Every force requires sacrifices. Costly signals of the commitment of the subjects, of the ritualistically reinforcing the subject-ruler power dynamic.

Science is no different. It denies everything that might take its power away from it. All other forms of knowing are improper, wrong, mystical, archaic, backwards or primitive. The scientific way of knowing and of conceptualising is the only way. An example: in science the body is no more than a collection of parts – the body-object. In science as force the body is nothing more than a target of power – it matters insofar as it can be manipulated for whatever ends are sought. The body itself, the body-subject, the body-as-sensed could never be a source of scientific knowledge for this would detract from the ability of science as force to legislate over every one – that is, every body. (No wonder Gendlin’s splendid philosophy of the body could never get any traction. The incentives are such that any philosophy which makes oneself as an ultimate authority is an enemy since it detracts from the power of the institution)

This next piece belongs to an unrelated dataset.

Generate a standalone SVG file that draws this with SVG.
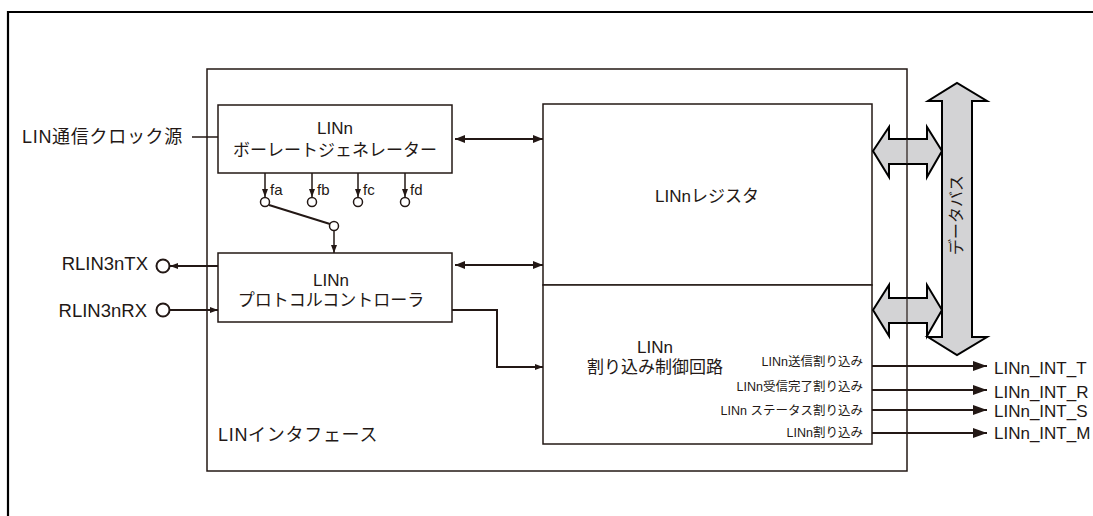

This merely illustrates the wider pattern. Science as force denies everything that might take its power away from it. Especially “unscientific” knowledge, that is knowledge not generated via the “scientific method” – even if there is no one “scientific method”. All that is required is for the subjects to imagine that there is and the domination can carry own.

Our answer materialises. Science qua force promotes a vision of science as the guardian of truth. This vision is endemic, so much so that even EA people – the intelligentsia as far as I’m concerned – do not really understand what science (as activity) is, and have been coopted into this ideology.

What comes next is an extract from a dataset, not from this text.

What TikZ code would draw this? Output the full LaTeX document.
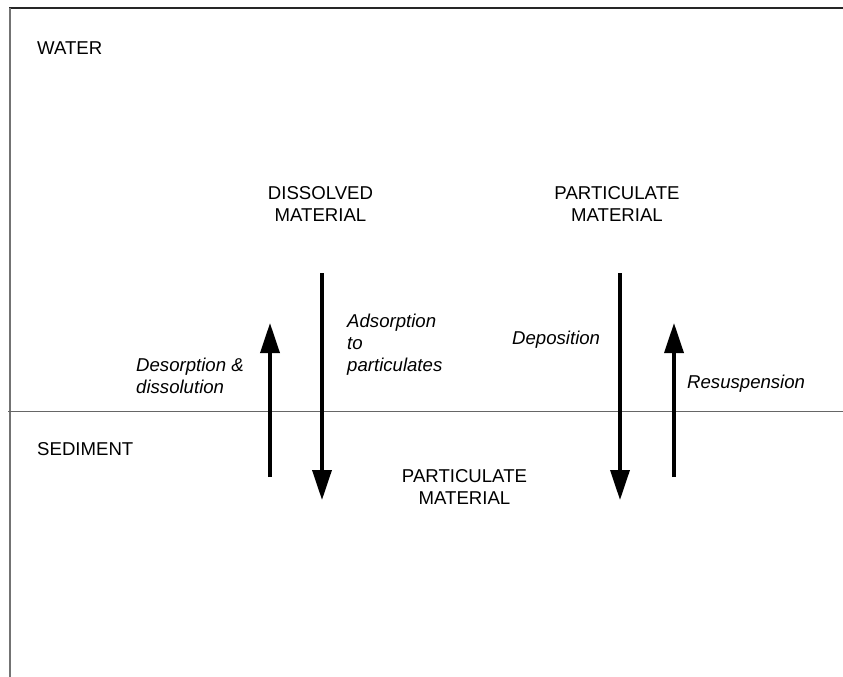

It is notable that these people do not – as is made clear in this essay – really understand what science is (in any of its versions) or how it works.

That is why they equate being scientific with deferring to experts. That is why the idea of generating scientific progress themselves is unthinkable, for they do not have access to the scientific method.

science is much closer to myth than a scientific philosophy is prepared to admit. It is one of the many forms of thought that have been developed by man, and not necessarily the best. It is conspicuous, noisy, and impudent, but it is inherently superior only for those who have already decided in favour of a certain ideology, or who have accepted it without ever having examined its advantages and its limits (AM, p. 295).